Dans l’Egypte des années 80, un jeune garçon fait ce qu’on attend de lui, se conformant à des siècles de traditions inébranlables. Devenu médecin comme son père, il se marie avec son amour de jeunesse, projette de fonder une famille. Il passe le plus clair de son temps à soigner les autres, que ce soit à son cabinet de Dokki auprès de sa clientèle fortuné, ou parmi les plus démunis dans son dispensaire du Moqattam. Se dédie-t-il à ses patients pour mieux s’oublier lui-même ? La rencontre avec Ali va venir bouleverser l’équilibre instable qu’il s’est construit sur les attentes des autres. Libre par contrainte, détaché des contraintes sociales qui enchaînent Tarek, Ali le fascine, et l’amène à reconsidérer cette vie construite sur des non-choix, au point de l’amener à la détruire entièrement.

Eric Chacour étonne par la virtuosité de sa plume dans ce premier roman magnifiquement écrit. Séparant son texte en plusieurs parties, il parvient à créer la surprise et harponner le lecteur jusqu’à la dernière page, sans que jamais l’intrigue ne tombe dans le domaine du convenu, de l’attendu. Il nous immerge dans les quartiers du Caire, nous fait découvrir ce qui se cache derrière les portes closes des foyers de différentes confessions, il nous montre l’envers du décor, les subtilités qui expliquent tout, les traditions qui légitiment les contraintes et le désaveu. S’attaquant à la question taboue de l’homosexualité, il souligne la violence d’une société intolérante où chacun doit se conformer à ce qui est attendu de lui, où l’honneur et la réputation prennent toute la place, surtout dans les communautés menacées par le regain nationaliste qui ne cesse de grandir depuis Nasser.
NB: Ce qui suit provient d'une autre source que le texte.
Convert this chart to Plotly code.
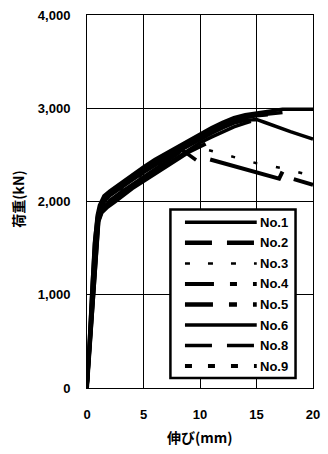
import plotly.graph_objects as go

# ---------------- data ----------------
names = ["No.1", "No.2", "No.3", "No.4", "No.5", "No.6", "No.8", "No.9"]

x_no1 = [0, 0.2, 0.45, 0.7, 0.9, 1.1, 1.5, 2, 3, 4, 5, 6, 7, 8, 9, 10, 11, 12, 13, 14, 15, 16, 17, 17.3, 18, 19, 20]
y_no1 = [0, 550, 1100, 1600, 1850, 1960, 2060, 2110, 2200, 2280, 2370, 2450, 2520, 2590, 2660, 2730, 2790, 2850, 2900, 2930, 2950, 2970, 2985, 2990, 2990, 2990, 2990]

x_no2 = [0, 0.25, 0.5, 0.75, 0.95, 1.2, 1.6, 2, 3, 4, 5, 6, 7, 8, 9, 10, 11, 12, 13, 14, 15, 15.7, 17, 18, 19, 20]
y_no2 = [0, 500, 1000, 1500, 1800, 1930, 2010, 2060, 2150, 2230, 2310, 2390, 2460, 2530, 2600, 2670, 2730, 2790, 2840, 2870, 2880, 2850, 2790, 2750, 2710, 2670]

x_no3 = [0, 0.2, 0.45, 0.7, 0.95, 1.2, 1.6, 2, 3, 4, 5, 6, 7, 8, 9, 10, 10.4, None, 10.8, 13, 15, 17.1, 18.8, 20]
y_no3 = [0, 480, 1000, 1500, 1820, 1920, 1990, 2040, 2130, 2210, 2300, 2380, 2450, 2530, 2600, 2670, 2700, None, 2550, 2480, 2410, 2360, 2310, 2275]

x_no4 = [0, 0.3, 0.55, 0.8, 1.0, 1.3, 1.8, 2.5, 3, 4, 5, 6, 7, 8, 9, 10, 10.5, None, 10.9, 13, 15, 17.0, 17.3, None, 18.3, 20]
y_no4 = [0, 520, 1000, 1480, 1780, 1880, 1940, 2000, 2050, 2140, 2220, 2300, 2380, 2450, 2530, 2590, 2620, None, 2450, 2380, 2310, 2245, 2320, None, 2240, 2180]

x_no5 = [0, 0.25, 0.5, 0.75, 1.0, 1.3, 1.7, 2, 3, 4, 5, 6, 7, 8, 8.4, 8.9, 9.3, 9.65]
y_no5 = [0, 470, 960, 1450, 1800, 1900, 1970, 2010, 2100, 2180, 2260, 2340, 2420, 2510, 2555, 2510, 2470, 2445]

x_no6 = [0, 0.2, 0.4, 0.65, 0.9, 1.15, 1.5, 2, 3, 4, 5, 6, 7, 8, 9, 10, 11, 12, 13, 14, 15, 16, 17, 17.3]
y_no6 = [0, 520, 1050, 1550, 1820, 1940, 2030, 2080, 2170, 2250, 2330, 2410, 2480, 2550, 2620, 2690, 2750, 2810, 2860, 2900, 2925, 2940, 2950, 2955]

x_no8 = [0, 0.25, 0.5, 0.7, 0.95, 1.2, 1.6, 2, 3, 4, 5, 6, 7, 8, 9, 10, 11, 12, 13, 14, 15, 16]
y_no8 = [0, 560, 1080, 1520, 1830, 1950, 2040, 2090, 2180, 2260, 2350, 2430, 2500, 2570, 2640, 2710, 2770, 2820, 2870, 2900, 2920, 2930]

x_no9 = [0, 0.3, 0.55, 0.8, 1.05, 1.3, 1.7, 2, 3, 4, 5, 6, 7, 8, 9, 10, 11, 12, 13, 14, 14.5]
y_no9 = [0, 500, 980, 1460, 1800, 1890, 1950, 1990, 2080, 2160, 2240, 2320, 2400, 2480, 2560, 2630, 2690, 2750, 2800, 2840, 2860]

xs = [x_no1, x_no2, x_no3, x_no4, x_no5, x_no6, x_no8, x_no9]
ys = [y_no1, y_no2, y_no3, y_no4, y_no5, y_no6, y_no8, y_no9]

x_ticks = [0, 5, 10, 15, 20]
y_ticks = [0, 1000, 2000, 3000, 4000]

# styles
plot_dash = ["solid", "solid", "4px,19px", "solid", "solid", "solid", "solid", "solid"]
plot_width = [3.5, 3.5, 2.5, 4, 3.5, 3.5, 3.5, 3.5]
legend_dash = ["solid", "27px,15px", "5px,18px", "29px,16px,7px,16px",
               "28px,16px,8px,16px", "solid", "27px,15px", "7px,16px"]
legend_width = [3.5, 4.5, 2.5, 4, 4.5, 3.5, 3.5, 4]

# ---------------- figure ----------------
W, H = 328, 454
L, R, T, B = 87, 8, 12, 66
pw, ph = W - L - R, H - T - B


def px(xp):
    return (xp - L) / pw


def py(yp):
    return (H - B - yp) / ph


fig = go.Figure()
for i, n in enumerate(names):
    fig.add_trace(go.Scatter(
        x=xs[i], y=ys[i], mode="lines", name=n, showlegend=False,
        line=dict(color="black", width=plot_width[i], dash=plot_dash[i]),
        connectgaps=False,
    ))

tick_font = dict(family="Liberation Sans", size=13, color="black", weight="bold")

fig.update_xaxes(
    range=[0, 20], tickvals=x_ticks, showgrid=True, gridcolor="black", gridwidth=1,
    zeroline=False, showline=True, linecolor="black", linewidth=1, mirror=True,
    tickfont=tick_font, ticks="", ticklabelstandoff=14,
)
fig.update_yaxes(
    range=[0, 4000], tickvals=y_ticks, tickformat=",d", showgrid=True,
    gridcolor="black", gridwidth=1, zeroline=False, showline=True,
    linecolor="black", linewidth=1, mirror=True, tickfont=tick_font,
    ticks="", ticklabelstandoff=13,
)

shapes = []
annotations = []

# legend box
shapes.append(dict(type="rect", xref="paper", yref="paper",
                   x0=px(173), x1=px(302), y0=py(378), y1=py(208),
                   line=dict(color="black", width=2.5), fillcolor="white", layer="above"))

row0, step = 221, 20.7
for i, n in enumerate(names):
    yy = row0 + step * i
    shapes.append(dict(type="line", xref="paper", yref="paper",
                       x0=px(188), x1=px(262), y0=py(yy), y1=py(yy),
                       line=dict(color="black", width=legend_width[i], dash=legend_dash[i]),
                       layer="above"))
    annotations.append(dict(xref="paper", yref="paper", x=px(263), y=py(yy),
                            text=n, showarrow=False, xanchor="left", yanchor="middle",
                            font=dict(family="Liberation Sans", size=13, color="black",
                                      weight="bold")))

# axis titles
annotations.append(dict(xref="paper", yref="paper", x=px(203), y=py(437),
                        text="伸び(mm)", showarrow=False, xanchor="center", yanchor="middle",
                        font=dict(family="Noto Sans CJK JP", size=14, color="black",
                                  weight="bold")))
annotations.append(dict(xref="paper", yref="paper", x=px(15), y=py(197),
                        text="荷重(kN)", showarrow=False, textangle=-90,
                        xanchor="center", yanchor="middle",
                        font=dict(family="Noto Sans CJK JP", size=14, color="black",
                                  weight="bold")))

fig.update_layout(
    width=W, height=H, margin=dict(l=L, r=R, t=T, b=B),
    paper_bgcolor="white", plot_bgcolor="white",
    shapes=shapes, annotations=annotations, showlegend=False,
)

fig.write_html(
    "out.html",
    config={"displayModeBar": False},
    post_script="document.body.style.margin='0';document.body.style.padding='0';"
                "document.body.style.overflow='hidden';"
                "document.documentElement.style.overflow='hidden';",
)
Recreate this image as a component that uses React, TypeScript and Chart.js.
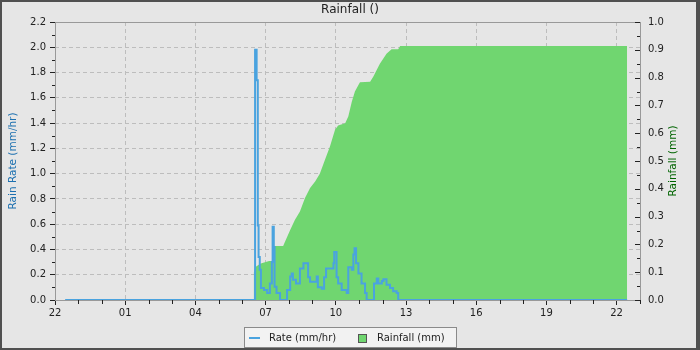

Comme beaucoup, ce récit m’a émue aux larmes, cette tentative désespérée de comprendre, de reconstituer, d’imaginer ce qui a été tu pour faire sens d’une histoire qu’on subit malgré soi. Tarek se découvre par inadvertance, jeune privilégié ignorant les ravages que peuvent causer son inconséquence, à la recherche d’un bonheur qui lui sera à jamais interdit. C’est touchant, tellement naïf que ça en devient rageant, on voudrait lui dire, lui crier de tout laisser tomber, de penser aux conséquences, de tourner la page, de continuer à suivre son chemin tout tracé. Mais le coeur a ses raisons que la raison ignore, et cette histoire en est un bel exemple.


Résumé de l’éditeur:

Le Caire, années 1980. La vie bien rangée de Tarek est devenue un carcan. Jeune médecin ayant repris le cabinet médical de son père, il partage son existence entre un métier prenant et le quotidien familial où se côtoient une discrète femme aimante, une matriarche autoritaire follement éprise de la France, une sœur confidente et la domestique, gardienne des secrets familiaux. L’ouverture par Tarek d’un dispensaire dans le quartier défavorisé du Moqattam est une bouffée d’oxygène, une reconnexion nécessaire au sens de son travail. Jusqu’au jour où une surprenante amitié naît entre lui et un habitant du lieu, Ali, qu’il va prendre sous son aile. Comment celui qui n’a rien peut-il apporter autant à celui qui semble déjà tout avoir ? Un vent de liberté ne tarde pas à ébranler les certitudes de Tarek et bouleverse sa vie.

Premier roman servi par une écriture ciselée, empreint d’humour, de sensualité et de délicatesse, Ce que je sais de toi entraîne le lecteur dans la communauté levantine d’un Caire bouillonnant, depuis le règne de Nasser jusqu’aux années 2000. Au fil de dévoilements successifs distillés avec brio par une audacieuse narration, il décrit un clan déchiré, une société en pleine transformation, et le destin émouvant d’un homme en quête de sa vérité.


Un jour, il t’apparaîtrait pourtant avec évidence qu’il n’existe que très peu d’adultes véritables. Que nul ne se départ tout à fait de ses peurs originelles, de ses complexes adolescents, du besoin inassouvi de venger ses premières humiliations. On s’étonne encore de déceler une réaction puérile chez un de nos semblables, mais c’est une grossière erreur : il n’y a pas d’adultes au comportement d’enfant, il n’y a que des enfants qui ont atteint l’âge où le doute est honteux. Des enfants qui finissent pas se conformer à ce que l’on attend d’eux : qui renoncent à la moindre remise en question, affirment sans plus trembler, méprisent la différence. Des enfants aux voix rauques, aux cheveux blancs, à l’alcool facile. Bien des années plus tard, tu finiras par comprendre qu’il faut les fuir quoi qu’il en coûte. Mais en ce temps-là, ils te fascinaient.